──────── RECORDED INFORMATION
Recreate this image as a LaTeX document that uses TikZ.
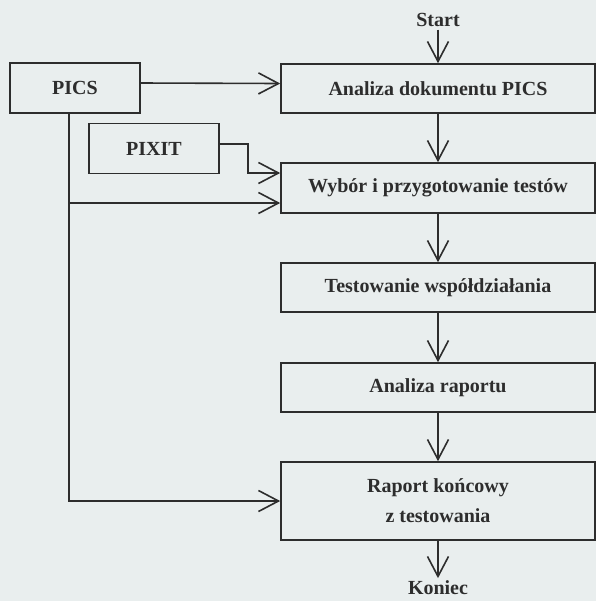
\documentclass[tikz,border=0pt]{standalone}
\usepackage{fontspec}
\setmainfont{Liberation Serif}
\usetikzlibrary{arrows.meta}
\definecolor{paper}{RGB}{233,238,238}
\definecolor{ink}{RGB}{45,45,45}

\begin{document}
\begin{tikzpicture}
[x=0.5pt,y=-0.5pt,font=\bfseries,line width=0.8pt]
\tikzset{box/.style={draw=ink,rectangle,text=ink,inner sep=0pt}}
\tikzset{wide/.style={box,minimum width=157pt,minimum height=24.5pt}}
\tikzset{small/.style={box,minimum width=65pt,minimum height=25pt}}
\tikzset{lbl/.style={text=ink,inner sep=1pt}}
\tikzset{arr/.style={draw=ink,-{Straight Barb[length=10pt,width=10.5pt]}}}
\fill [paper] (0,0) rectangle (596,601);
\useasboundingbox (0,0) rectangle (596,601);
\node [lbl] (start) at (438,20) {Start};
\node [small] (pics) at (75,88) {PICS};
\node [small] (pixit) at (154,148.5) {PIXIT};
\node [wide] (ana) at (438,88.5) {Analiza dokumentu PICS};
\node [wide,minimum height=25pt] (wyb) at (438,188) {Wybór i przygotowanie testów};
\node [wide] (test) at (438,287.5) {Testowanie współdziałania};
\node [wide] (rap) at (438,387.5) {Analiza raportu};
\node [wide,minimum height=39pt,align=center] (konc) at (438,501) {Raport końcowy\\[3pt] z testowania};
\node [lbl] (kon) at (438,588) {Koniec};

\foreach \from/\to in {start/ana,ana/wyb,wyb/test,test/rap,rap/konc,konc/kon}
	\draw [arr] (\from) -- (\to);

\draw [arr] ([yshift=2.5pt]pics.east) -- ([yshift=2.5pt]ana.west);
\draw [arr] ([yshift=2.25pt]pixit.east) -| (248,173) -- ([yshift=7.5pt]wyb.west);
\draw [arr] ([xshift=-3pt]pics.south) |- ([yshift=-7.5pt]wyb.west);
\draw [arr] ([xshift=-3pt]pics.south) |- (konc.west);

\end{tikzpicture}
\end{document}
────────────────
● TASK REQUIREMENTS:
Restate the whole of the material word for word without the pictures.

● RESPONSE:
Recreate this image as a LaTeX document that uses TikZ.
\documentclass[tikz,border=0pt]{standalone}
\usepackage{fontspec}
\setmainfont{Liberation Serif}
\usetikzlibrary{arrows.meta}
\definecolor{paper}{RGB}{233,238,238}
\definecolor{ink}{RGB}{45,45,45}

\begin{document}
\begin{tikzpicture}
[x=0.5pt,y=-0.5pt,font=\bfseries,line width=0.8pt]
\tikzset{box/.style={draw=ink,rectangle,text=ink,inner sep=0pt}}
\tikzset{wide/.style={box,minimum width=157pt,minimum height=24.5pt}}
\tikzset{small/.style={box,minimum width=65pt,minimum height=25pt}}
\tikzset{lbl/.style={text=ink,inner sep=1pt}}
\tikzset{arr/.style={draw=ink,-{Straight Barb[length=10pt,width=10.5pt]}}}
\fill [paper] (0,0) rectangle (596,601);
\useasboundingbox (0,0) rectangle (596,601);
\node [lbl] (start) at (438,20) {Start};
\node [small] (pics) at (75,88) {PICS};
\node [small] (pixit) at (154,148.5) {PIXIT};
\node [wide] (ana) at (438,88.5) {Analiza dokumentu PICS};
\node [wide,minimum height=25pt] (wyb) at (438,188) {Wybór i przygotowanie testów};
\node [wide] (test) at (438,287.5) {Testowanie współdziałania};
\node [wide] (rap) at (438,387.5) {Analiza raportu};
\node [wide,minimum height=39pt,align=center] (konc) at (438,501) {Raport końcowy\\[3pt] z testowania};
\node [lbl] (kon) at (438,588) {Koniec};

\foreach \from/\to in {start/ana,ana/wyb,wyb/test,test/rap,rap/konc,konc/kon}
	\draw [arr] (\from) -- (\to);

\draw [arr] ([yshift=2.5pt]pics.east) -- ([yshift=2.5pt]ana.west);
\draw [arr] ([yshift=2.25pt]pixit.east) -| (248,173) -- ([yshift=7.5pt]wyb.west);
\draw [arr] ([xshift=-3pt]pics.south) |- ([yshift=-7.5pt]wyb.west);
\draw [arr] ([xshift=-3pt]pics.south) |- (konc.west);

\end{tikzpicture}
\end{document}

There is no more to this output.